Subspecies: Daucus carota var. sativus

Growing carrotsCarrots are the domestic, or garden, version of Queen Ann’s Lace, the “wild carrot.” Growing carrots can be a fun, great addition to your vegetable garden.

The root that is eaten as a vegetable is produced during the first growing season. Carrots are hardy and do well in the early spring and in the fall. Plant at the end of July for a fall harvest of “baby carrots.”

Carrots can be eaten raw, cooked or roasted, and do well when kept for winter eating. Read on for our full guide on how to grow carrots in your own garden.

Cultivation:

Carrot seeds need to be planted at a depth of ¼ – ½ inch. Seeds will germinate in 14 – 21 days. There should be 1 inch between seedlings and 18 – 24inches between rows. Sow carrots when soil becomes workable in early spring. Soil needs to be around 65° -75°F for adequate germination to occur within 4 – 7 days. If the soil is very dry, water daily until seeds germinate.

Carrots and radishes are ideal companion plants. Radishes break up the soil, which helps the carrot roots to grow. They can be planted in the same rows. Pick radishes as soon as they are ready to harvest or they will compete with the carrots for nutrients.

Carrot seed will be easier to handle if sprinkled on seed tape or if mixed with a little bit of sand or coffee grounds before planting.

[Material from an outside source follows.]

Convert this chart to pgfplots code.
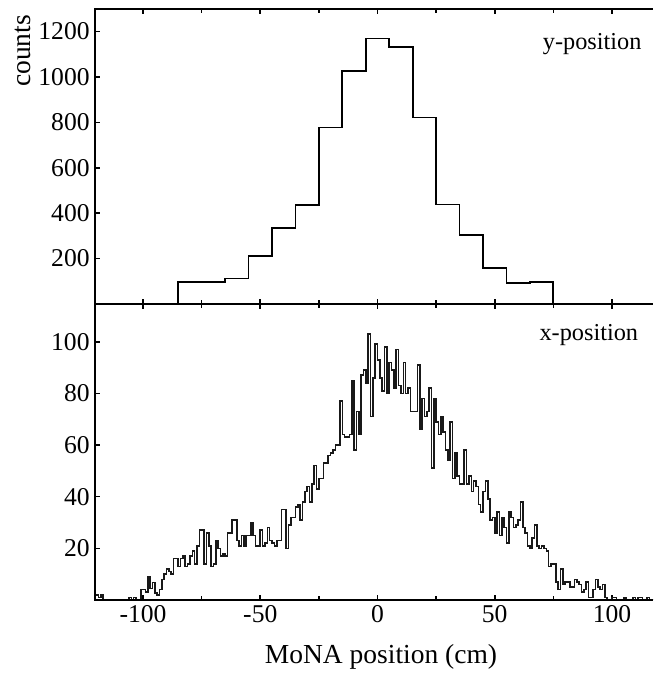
\documentclass[border=0pt]{standalone}
\usepackage{fontspec}
\setmainfont{Liberation Serif}
\usepackage{pgfplots}
\usepackage{pgfplotstable}
\pgfplotsset{compat=1.18}

% y-position: 10 cm bins (left edge, counts)
\pgfplotstableread{
x y
-85 0
-85 98
-75 98
-65 112
-55 213
-45 336
-35 436
-25 777
-15 1027
-5 1169
5 1131
15 821
25 438
35 304
45 160
55 94
65 98
75 0
}\ypos

% x-position: 1 cm bins (left edge, counts)
\pgfplotstableread{
x y
-121 2
-120 2
-119 1
-118 2
-117 0
-107 0
-106 1
-105 0
-104 1
-103 0
-102 0
-101 4
-100 4
-99 3
-98 9
-97 4.5
-96 6.7
-95 2.8
-94 2
-93 4
-92 8
-91 10
-90 12
-89 11
-88 10
-87 16
-86 16
-85 13
-84 16
-83 17
-82 13
-81 14
-80 17
-79 19
-78 14
-77 21
-76 27
-75 27
-74 14
-73 26
-72 21
-71 13
-70 14
-69 23
-68 20
-67 17
-66 18
-65 17
-64 26
-63 26
-62 31
-61 31
-60 23
-59 21
-58 25
-57 21
-56 25
-55 25
-54 30
-53 25
-52 21
-51 21
-50 27
-49 21
-48 22
-47 28
-46 23
-45 22
-44 21
-43 23
-42 23
-41 35
-40 35
-39 20
-38 29
-37 32
-36 32
-35 36
-34 37
-33 31
-32 38
-31 42
-30 44
-29 38
-28 45
-27 52
-26 43
-25 47
-24 47
-23 53
-22 53
-21 56
-20 57
-19 58
-18 60
-17 60
-16 77
-15 64
-14 63
-13 63
-12 64
-11 85
-10 58
-9 73
-8 64
-7 87
-6 89
-5 84
-4 103
-3 71
-2 86
-1 99
0 93
1 86
2 81
3 98
4 80
5 92
6 89
7 82
8 97
9 83
10 80
11 92
12 80
13 82
14 73
15 73
16 73
17 91
18 66
19 78
20 71
21 73
22 82
23 51
24 78
25 69
26 64
27 71
28 65
29 58
30 54
31 69
32 47
33 57
34 48
35 45
36 45
37 58
38 45
39 48
40 42
41 46
42 44
43 37
44 34
45 42
46 46
47 39
48 31
49 32
50 26
51 34
52 25
53 32
54 28
55 22
56 34
57 32
58 28
59 29
60 31
61 38
62 28
63 26
64 21
65 20
66 24
67 29
68 21
69 20
70 21
71 20
72 19
73 13
74 14
75 14
76 7
77 4
78 12
79 6
80 7
81 7
82 5
83 5
84 8
85 7
86 6
87 3
88 4
89 7
90 1
91 1
92 4
93 8
94 5
95 4
96 6
97 1
98 0
100 1
101 1
102 0
105 1
106 0
109 1
110 0
111 1
112 1
113 0
115 1
116 0
119 0
}\xpos

\begin{document}
\begin{tikzpicture}
\pgfplotsset{
  panel/.style={
    scale only axis,
    width=279pt,
    xmin=-120.5, xmax=117.5,
    axis line style={draw=none},
    clip mode=individual,
    xtick={-100,-50,0,50,100},
    minor x tick num=1,
    xtick pos=both,
    ytick pos=left,
    tick align=inside,
    major tick length=2.4pt,
    minor tick length=1.8pt,
    every tick/.style={black, line width=0.8pt},
    /pgf/number format/assume math mode=true,
    /pgf/number format/1000 sep={},
    ticklabel style={font=\fontsize{12.8}{14}\selectfont},
    yticklabel style={inner sep=0pt, xshift=-2.5pt},
    xticklabel style={inner sep=0pt, yshift=-2.5pt},
  },
}

% lower panel: x-position
\begin{axis}[
  panel,
  at={(47.5pt,36.5pt)}, anchor=south west,
  height=148pt,
  ymin=0, ymax=114.6,
  ytick={20,40,60,80,100},
]
\addplot[const plot, black!90, line width=0.8pt] table[x=x, y=y] {\xpos};
\draw[line width=1pt] (rel axis cs:0,1) -- (rel axis cs:0,0) -- (rel axis cs:1,0);
\node[anchor=base, font=\fontsize{12.15}{14}\selectfont] at (rel axis cs:0.885,0.878) {x-position};
\end{axis}

% upper panel: y-position
\begin{axis}[
  panel,
  at={(47.5pt,184.5pt)}, anchor=south west,
  height=147.35pt,
  ymin=0, ymax=1298,
  ytick={200,400,600,800,1000,1200},
  xticklabels={},
]
\addplot[const plot, black, line width=0.9pt] table[x=x, y=y] {\ypos};
\draw[line width=1pt] (rel axis cs:0,0) -- (rel axis cs:0,1) -- (rel axis cs:1,1);
\draw[line width=1pt] (rel axis cs:0,0) -- (rel axis cs:1,0);
\node[anchor=base, font=\fontsize{12.15}{14}\selectfont] at (rel axis cs:0.891,0.862) {y-position};
\end{axis}

\node[rotate=90, font=\fontsize{13.75}{16}\selectfont] at (11.5pt,311pt) {counts};
\node[anchor=base, font=\fontsize{13.75}{16}\selectfont] at (190.5pt,5pt) {MoNA position (cm)};

\pgfresetboundingbox
\path[use as bounding box] (0,0) rectangle (327pt,336.5pt);
\end{tikzpicture}
\end{document}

The soil should be mulched to suppress weeds and to keep it from drying out.

If the carrots heave the soil (break through the top of the soil), hill a small amount of soil over the carrot rather than pushing it back under the surface.

Carrots can be planted every few weeks until the end of July for a season long harvest.

Varieties:

There are six main types of carrot varieties and you should choose the varieties that suit your climate, season and harvest needs. Choose varieties with a shorter time to maturity for early planting and summer eating. Select varieties that take longer to mature for fall harvest and storage.

Nantes and Chantenay are both proven performers in various geographic regions and are known for their sweetness. Amsterdam is a small carrot that performs well in early spring and in less than ideal soil conditions. Imperator is a long variety, worth trying if your soil is deep, loose and stone free.

Pests:

Row covers work particularly well on carrot rows.

If carrots are not harvested as soon as they are ready they may attract Carrot rust flies.

All left over plant debris must be removed from the ground after harvest to avoid Carrot weevils.

Home Storage:

Cut the greens off of carrots before storing or they will not keep as well. Carrots can be kept in plastic bags in the refrigerator and will last a few months. They can also be refrigerated in air tight containers with a small amount of water in the container to help keep the carrots from turning soft.

Carrots can be chopped, blanched and frozen, but will lose some of their flavor in the process.